Его одиночество понемногу ложится мне на душу. На всей шхуне нет человека, который не ненавидел бы и не боялся бы его. И нет ни одного, кого бы он в свою очередь не презирал. Он словно задыхается от заключенной в нем неукротимой силы, не находящей исхода в делах. Он таков, каким был бы Люцифер, если бы этот гордый дух был обречен на общество бездушных призраков.
Такое одиночество тягостно само по себе, у капитана же оно усугубляется исконной меланхоличностью его расы. Думая о нем, я начинаю лучше понимать древние скандинавские мифы. Белолицые, рыжеволосые дикари, создавшие этот ужасный пантеон, были одной кости с этим человеком. В нем нет ни капли легкомыслия представителей латинской расы. Его смех является выражением свирепого юмора. Но смеется он редко. Чаще он печален. И печаль эта глубока, как корни его расы. Он унаследовал эту печаль. Она выработала в его расе трезвый ум, привычку к опрятной жизни и фанатическую нравственность и впоследствии сказалась даже в английском пуританизме. Главный исход эта первобытная меланхолия находила в религии. Но Вольфу Ларсену не было дано этого утешения.
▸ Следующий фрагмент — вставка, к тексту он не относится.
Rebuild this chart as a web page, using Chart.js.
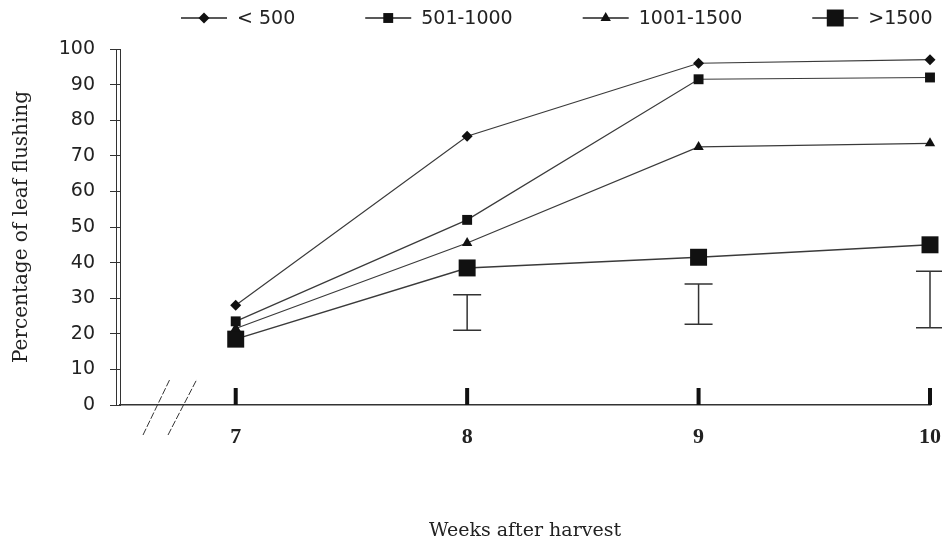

Оно было несовместимо с его звериным материализмом. Поэтому, когда черная тоска одолевала его, ему оставались только его дикие выходки. Будь этот человек не так ужасен, я иногда огорчался бы за него, как это, например, могло случиться три дня назад, когда я нечаянно застал его в его каюте. Я зашел туда, чтобы налить ему воды в кувшин. Он не видел меня. Он сидел, обхватив голову руками, и плечи его судорожно вздрагивали от сдерживаемых рыданий. Какое-то острое горе терзало его. Я тихонько вышел и слыхал, как он стонал: «Боже мой, боже мой!» Он, конечно, не призывал Бога, это было просто восклицание, но оно шло из души.
За обедом он спрашивал у охотников средство от головной боли, а вечером этот сильный человек с помутившимся взором, шатаясь, слонялся по кают-компании.
– Я никогда в жизни не хворал, Горб, – сказал он, когда я отвел его в каюту. – Даже головной боли я никогда не испытывал, кроме одного раза, когда мне раскроило череп рукояткой от судовой лебедки.
Три дня мучила его эта нестерпимая головная боль, и страдал он безропотно и одиноко, как страдают дикие звери и как, по-видимому, принято страдать на кораблях.
Но войдя сегодня утром в его каюту, чтобы прибрать ее, я застал его здоровым и погруженным в работу. Стол и койка были завалены рисунками и чертежами. С циркулем и угольником в руке он наносил на большом прозрачном листе какой-то масштаб.